Print word for word the first line of the listing below and every line after it, through the line with "estuary_y = [2.08, 1.65, 2.47, 2.74, 3.67, 4.09]". Leave out the pictures and the rest.

+++ DATA SEGMENT +++

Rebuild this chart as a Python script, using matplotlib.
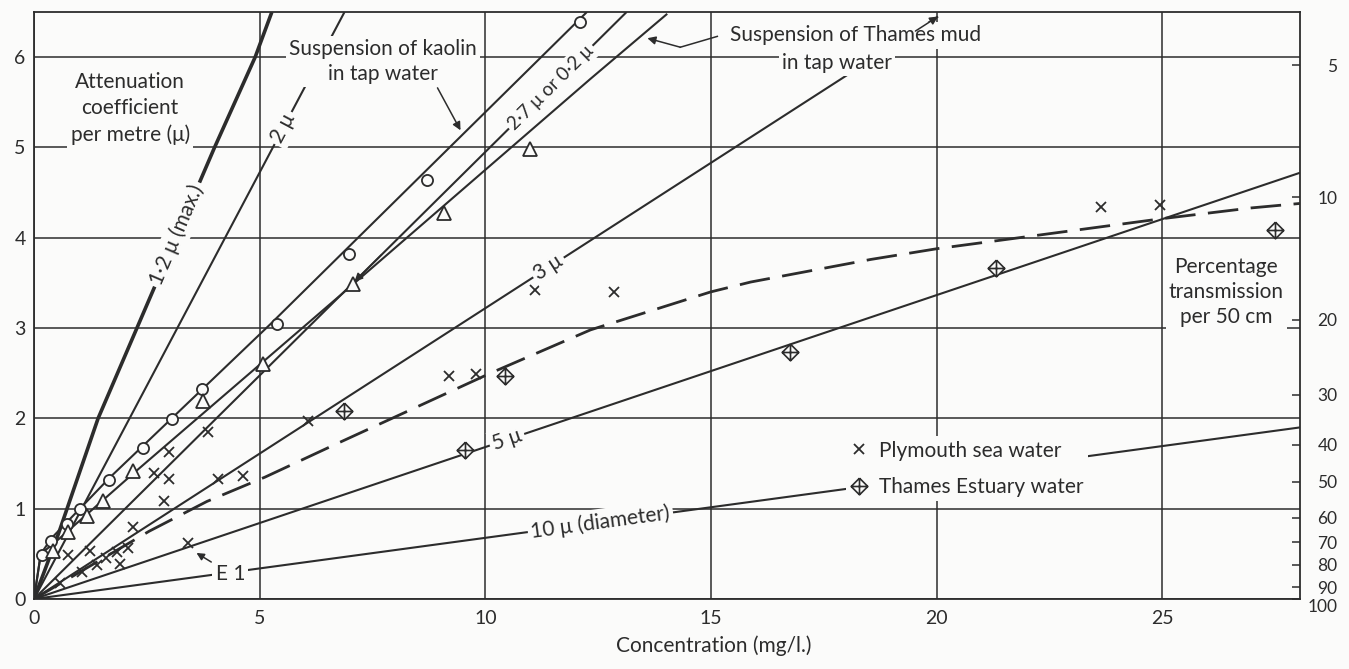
import numpy as np
import matplotlib.pyplot as plt
from matplotlib.path import Path
from matplotlib.lines import Line2D

plt.rcParams['font.family'] = ['Lato', 'DejaVu Sans']

BG = '#fbfbfa'
INK = '#2c2c2c'

# measured points: concentration (mg/l.) against attenuation coefficient per metre
kaolin_x = [0.17, 0.37, 0.73, 1.02, 1.67, 2.41, 3.05, 3.72, 5.39, 6.98, 8.71, 12.09]
kaolin_y = [0.49, 0.64, 0.83, 1.00, 1.32, 1.67, 1.99, 2.33, 3.05, 3.82, 4.64, 6.39]
mud_x = [0.41, 0.75, 1.17, 1.53, 2.20, 3.74, 5.07, 7.07, 9.09, 10.99]
mud_y = [0.53, 0.74, 0.92, 1.08, 1.42, 2.19, 2.60, 3.49, 4.27, 4.98]
plymouth_x = [0.58, 0.76, 1.06, 1.24, 1.39, 1.60, 1.83, 1.91, 2.09, 2.20, 2.66, 2.87,
              3.00, 3.00, 3.42, 3.86, 4.07, 4.64, 6.06, 9.19, 9.80, 11.11, 12.84,
              23.64, 24.95]
plymouth_y = [0.18, 0.49, 0.30, 0.53, 0.38, 0.45, 0.52, 0.39, 0.56, 0.80, 1.39, 1.09,
              1.33, 1.63, 0.62, 1.85, 1.33, 1.36, 1.97, 2.47, 2.49, 3.42, 3.40,
              4.34, 4.36]
estuary_x = [6.86, 9.56, 10.44, 16.76, 21.31, 27.49]
estuary_y = [2.08, 1.65, 2.47, 2.74, 3.67, 4.09]

# curves drawn through the measurements
kaolin_fit_x = [0, 0.15, 0.40, 1.69, 5.23, 12.25]
kaolin_fit_y = [0, 0.50, 0.68, 1.35, 3.04, 6.50]
mud_fit_x = [0, 0.15, 0.45, 2.20, 6.78, 12.33, 14.03]
mud_fit_y = [0, 0.50, 0.62, 1.39, 3.36, 5.76, 6.48]
plymouth_fit_x = [0, 2.55, 3.83, 5.12, 6.71, 10.11, 12.33, 14.99, 15.88, 18.54,
                  20.02, 24.97, 26.96, 28.05]
plymouth_fit_y = [0, 0.75, 1.08, 1.35, 1.72, 2.50, 2.98, 3.40, 3.51, 3.76,
                  3.88, 4.21, 4.33, 4.38]

# theoretical lines for particle diameters
d12_x = [0, 0.54, 1.42, 2.28, 4.00, 4.90, 5.27]
d12_y = [0, 0.72, 2.00, 3.00, 5.00, 6.00, 6.50]
d2_x, d2_y = [0, 6.88], [0, 6.50]
d27_x, d27_y = [0, 13.13], [0, 6.50]
d3_x, d3_y = [0, 20.03], [0, 6.45]
d5_x, d5_y = [0, 28.05], [0, 4.72]
d10_x, d10_y = [0, 28.05], [0, 1.90]

# right-hand scale: percentage transmission per 50 cm, at the heights
trans_pct = [5, 10, 20, 30, 40, 50, 60, 70, 80, 90, 100]
trans_mu = [5.91, 4.45, 3.09, 2.26, 1.71, 1.30, 0.90, 0.63, 0.38, 0.13, 0.0]

fig = plt.figure(figsize=(13.49, 6.69), dpi=100, facecolor=BG)
ax = fig.add_axes([34 / 1349, 70 / 669, 1266 / 1349, 587 / 669])
ax.set_facecolor(BG)
ax.set_xlim(0, 28.05)
ax.set_ylim(0, 6.5)
ax.set_xticks([0, 5, 10, 15, 20, 25])
ax.set_yticks(range(7))
ax.tick_params(length=0, labelsize=14, colors=INK)
ax.tick_params(axis='x', pad=8)
ax.tick_params(axis='y', pad=6)
ax.grid(color=INK, lw=1.1)
ax.set_axisbelow(True)
for s in ax.spines.values():
    s.set_color(INK)
    s.set_linewidth(1.3)
ax.set_xlabel('Concentration (mg/l.)', fontsize=15, color=INK, labelpad=6, x=0.537)

box = dict(boxstyle='square,pad=0.15', fc=BG, ec='none')
arrow = dict(arrowstyle='-|>', color=INK, lw=1.1, mutation_scale=12, shrinkA=0, shrinkB=0)

# lines
line_kw = dict(color=INK, lw=1.5, solid_capstyle='butt', zorder=2)
ax.plot(d12_x, d12_y, **{**line_kw, 'lw': 2.6})
ax.plot(d2_x, d2_y, **line_kw)
ax.plot(d27_x, d27_y, **line_kw)
ax.plot(d3_x, d3_y, **line_kw)
ax.plot(d5_x, d5_y, **line_kw)
ax.plot(d10_x, d10_y, **line_kw)
ax.plot(kaolin_fit_x, kaolin_fit_y, **line_kw)
ax.plot(mud_fit_x, mud_fit_y, **line_kw)
ax.plot(plymouth_fit_x, plymouth_fit_y, color=INK, lw=2.0, dashes=(11, 4.5), zorder=2)

# 3 micron line runs off the top: arrow head at its end
ax.annotate('', xy=(d3_x[1], d3_y[1]), xytext=(d3_x[1] * 0.975, d3_y[1] * 0.975),
            arrowprops=arrow, zorder=6)
# 2.7 micron line: arrow head where it meets the Thames mud triangle
ax.annotate('', xy=(7.1, np.interp(7.1, d27_x, d27_y)),
            xytext=(7.7, np.interp(7.7, d27_x, d27_y)), arrowprops=arrow, zorder=3)

# markers
diamond_plus = Path(
    [(0, 1), (1, 0), (0, -1), (-1, 0), (0, 1), (0, 1), (0, -1), (-1, 0), (1, 0)],
    [Path.MOVETO, Path.LINETO, Path.LINETO, Path.LINETO, Path.LINETO,
     Path.MOVETO, Path.LINETO, Path.MOVETO, Path.LINETO])
ax.plot(kaolin_x, kaolin_y, ls='none', marker='o', ms=8, mfc=BG, mec=INK, mew=1.3, zorder=4)
ax.plot(mud_x, mud_y, ls='none', marker='^', ms=10, mfc=BG, mec=INK, mew=1.3, zorder=4)
ax.plot(plymouth_x, plymouth_y, ls='none', marker='x', ms=7, mec=INK, mew=1.3, zorder=4)
ax.plot(estuary_x, estuary_y, ls='none', marker=diamond_plus, ms=12, mfc=BG, mec=INK,
        mew=1.2, zorder=4)


def line_label(text, x, xs, ys, size=15):
    xs, ys = np.asarray(xs, float), np.asarray(ys, float)
    y = np.interp(x, xs, ys)
    i = min(max(int(np.searchsorted(xs, x)), 1), len(xs) - 1)
    ang = np.degrees(np.arctan2(ys[i] - ys[i - 1], xs[i] - xs[i - 1]))
    ax.text(x, y, text, rotation=ang, transform_rotates_text=True, rotation_mode='anchor',
            ha='center', va='center', fontsize=size, color=INK, bbox=box, zorder=5)


line_label('1·2 μ (max.)', 3.17, d12_x, d12_y)
line_label('2 μ', 5.52, d2_x, d2_y)
line_label('2·7 μ or 0·2 μ', 11.45, d27_x, d27_y, size=13.5)
line_label('3 μ', 11.4, d3_x, d3_y)
line_label('5 μ', 10.48, d5_x, d5_y)
line_label('10 μ (diameter)', 12.55, d10_x, d10_y)

txt = dict(fontsize=15, color=INK, ha='center', va='center', bbox=box, zorder=5)
ax.text(2.13, 5.43, 'Attenuation\ncoefficient\nper metre (μ)', linespacing=1.4, **txt)
ax.text(7.74, 5.95, 'Suspension of kaolin\nin tap water', linespacing=1.32, **txt)
ax.annotate('', xy=(9.45, 5.19), xytext=(8.94, 5.66), arrowprops=arrow, zorder=5)
ax.text(18.2, 6.24, 'Suspension of Thames mud', **txt)
ax.text(17.8, 5.94, 'in tap water', **txt)
ax.plot([15.14, 14.32], [6.23, 6.11], color=INK, lw=1.1, zorder=5)
ax.annotate('', xy=(13.59, 6.21), xytext=(14.32, 6.11), arrowprops=arrow, zorder=5)
ax.text(26.42, 3.40, 'Percentage\ntransmission\nper 50 cm', linespacing=1.32, **txt)
ax.annotate('E 1', xy=(3.6, 0.51), xytext=(4.35, 0.28), fontsize=15, color=INK,
            ha='center', va='center', bbox=box, zorder=5,
            arrowprops={**arrow, 'mutation_scale': 11, 'shrinkA': 1})

handles = [Line2D([], [], ls='none', marker='x', ms=7, mew=1.3, color=INK),
           Line2D([], [], ls='none', marker=diamond_plus, ms=12, mfc=BG, mec=INK, mew=1.2)]
leg = ax.legend(handles, ['Plymouth sea water', 'Thames Estuary water'], loc='upper left',
                bbox_to_anchor=(17.98, 1.80), bbox_transform=ax.transData, frameon=True,
                facecolor=BG, edgecolor='none', framealpha=1, fontsize=15,
                handlelength=0.9, handletextpad=0.5, labelspacing=0.8, borderpad=0.2,
                borderaxespad=0)
for t in leg.get_texts():
    t.set_color(INK)
leg.set_zorder(5)

# right axis: percentage transmission per 50 cm
ax2 = ax.twinx()
ax2.set_ylim(ax.get_ylim())
ax2.set_yticks(trans_mu, labels=[str(t) for t in trans_pct], ha='right')
ax2.tick_params(direction='in', length=6, width=1.1, colors=INK, labelsize=12.5, pad=27)
ax2.get_yticklabels()[-1].set_va('top')
for s in ax2.spines.values():
    s.set_visible(False)

fig.savefig('out.png', dpi=100, facecolor=BG)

+++

*SOLUTION TO THIS EXERCISE*
Rebuild this chart as a Python script, using matplotlib.
import numpy as np
import matplotlib.pyplot as plt
from matplotlib.path import Path
from matplotlib.lines import Line2D

plt.rcParams['font.family'] = ['Lato', 'DejaVu Sans']

BG = '#fbfbfa'
INK = '#2c2c2c'

# measured points: concentration (mg/l.) against attenuation coefficient per metre
kaolin_x = [0.17, 0.37, 0.73, 1.02, 1.67, 2.41, 3.05, 3.72, 5.39, 6.98, 8.71, 12.09]
kaolin_y = [0.49, 0.64, 0.83, 1.00, 1.32, 1.67, 1.99, 2.33, 3.05, 3.82, 4.64, 6.39]
mud_x = [0.41, 0.75, 1.17, 1.53, 2.20, 3.74, 5.07, 7.07, 9.09, 10.99]
mud_y = [0.53, 0.74, 0.92, 1.08, 1.42, 2.19, 2.60, 3.49, 4.27, 4.98]
plymouth_x = [0.58, 0.76, 1.06, 1.24, 1.39, 1.60, 1.83, 1.91, 2.09, 2.20, 2.66, 2.87,
              3.00, 3.00, 3.42, 3.86, 4.07, 4.64, 6.06, 9.19, 9.80, 11.11, 12.84,
              23.64, 24.95]
plymouth_y = [0.18, 0.49, 0.30, 0.53, 0.38, 0.45, 0.52, 0.39, 0.56, 0.80, 1.39, 1.09,
              1.33, 1.63, 0.62, 1.85, 1.33, 1.36, 1.97, 2.47, 2.49, 3.42, 3.40,
              4.34, 4.36]
estuary_x = [6.86, 9.56, 10.44, 16.76, 21.31, 27.49]
estuary_y = [2.08, 1.65, 2.47, 2.74, 3.67, 4.09]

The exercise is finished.